In order to develop these teachers, GYO must recruit candidates who are rooted in their communities, who have experience with children, and who have demonstrated their interest in the schools and students while serving as volunteer and active parents, as school paraprofessionals and as community leaders.  The GYO teacher preparation must build on and develop the knowledge and skills that candidates possess, and deepen their understanding of their own communities, as well as prepare them academically.  GYO initiatives must not “unteach” its candidates their knowledge and passion about their own communities.  It must return its candidates to their communities as stronger leaders, not as detached professionals.

The GYO Illinois initiative was developed by a group of Chicago-based community organizations working closely with university educators.  Thus, the voices and interests of active community residents have shaped this initiative.  And GYO itself grows out of a national movement of community organizing for school improvement in low-income neighborhoods. Community organizations have been advocating for more equitable and effective policies from districts and states, and at the same time developing the relationships at the local school/community level which can transform schools through collective community efforts.  The on-going partnership of community organizations required in GYO implementation means that community interests will remain at the table long-term to ensure that the programs meet community needs and academic requirements.  The development of the programs should hopefully be an educational process for both community people and for educators.

Carrying out the GYO vision will be different in different communities – whether they are long-term disinvested African American urban neighborhoods with high teacher turnover; or increasingly immigrant neighborhoods where the teaching force no longer reflects the language or culture of the new student population.  In both cases a pipeline of GYO teachers can help provide that critical mass of stable community-based teachers who can facilitate bridge-building beyond the school walls.

GYO will help facilitate the development of collective efforts to improve learning, first through the supportive cohort model of GYO, and later through the strengthening of broad-based learning communities where GYO graduates go to teach. 

This document contains a record of our practices and understandings to date.  GYO Illinois will continue to develop best practice as it expands to new communities.

Principles

The basic principles of Grow Your Own programs follow.
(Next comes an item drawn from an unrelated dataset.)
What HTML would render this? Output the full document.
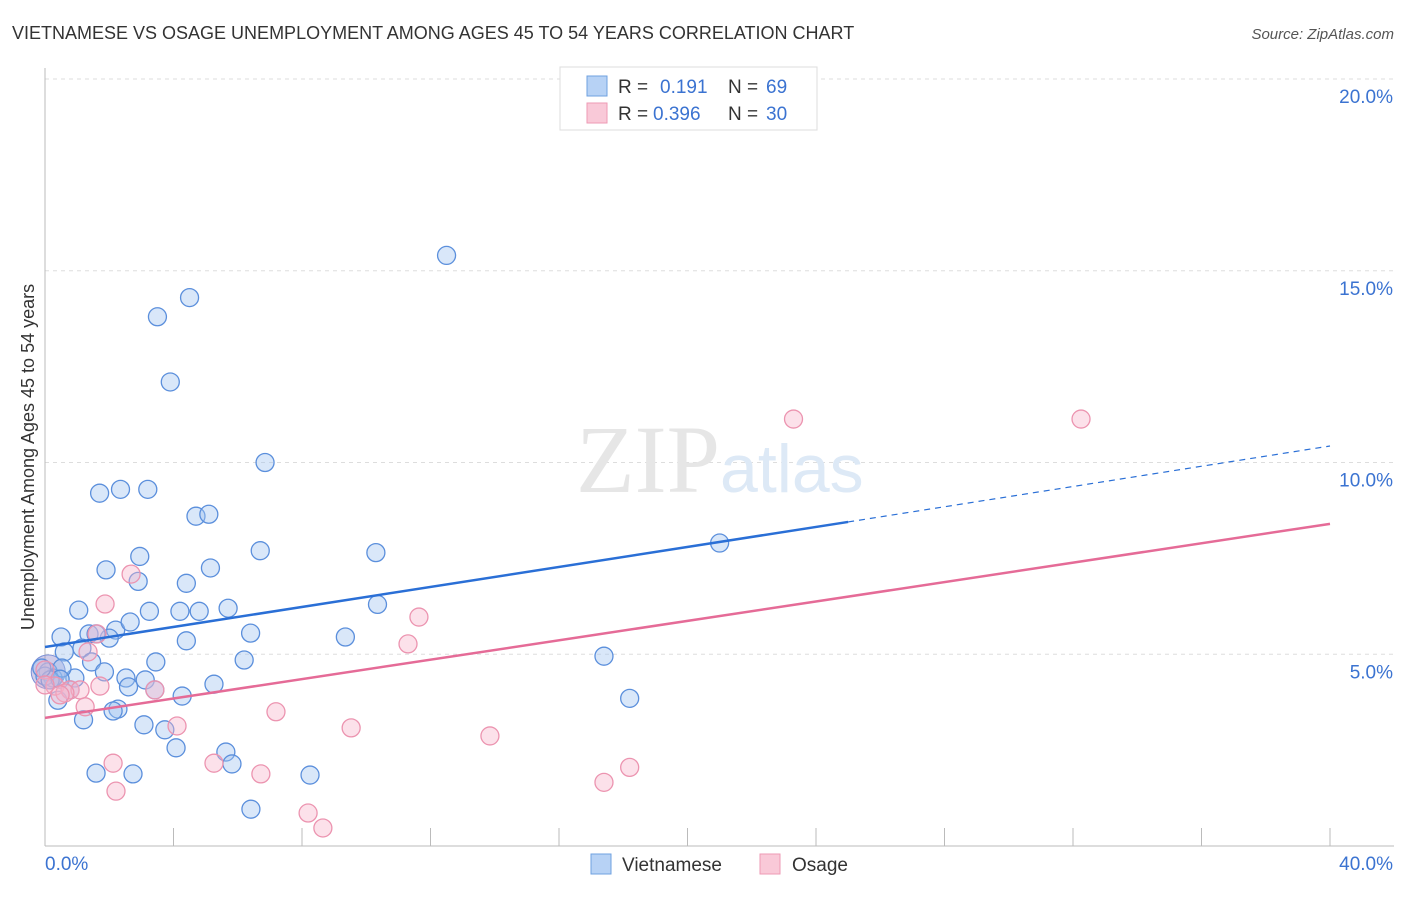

  1. Low-income communities of color are places with enormous assets that can be tapped for GYO and for education of the community’s children.
  2. Strong and creative relationships among parents, students, community residents, paraprofessionals, teachers, administrators, community colleges, schools and school districts, higher education institutions, teacher and school employee unions and community organizations are a major source of power for quality education.
  3. Community organizing can mobilize these resources and bring them together to win and sustain good policy and good programs over the long haul.
  4. Community organizations are central to a successful Grow Your Own program by providing an independent parent/community voice at the table where decisions are made.
  5. Lower achieving students in lower achieving schools have a right to the best teachers with high levels of content knowledge, excellent teaching skills and good experience
  6. Adult, non-traditional teaching candidates need the same elements of high quality academics and pedagogy that we hope to find exemplified in the classroom practice of those candidates once they become teachers, including teaching that engages students, respects the knowledge of students and draws on their experience.
  7. Leadership training and organizing training can help prepare teachers who are problem solvers, lifelong learners, collaborators, trust builders and powerful players in the public arena.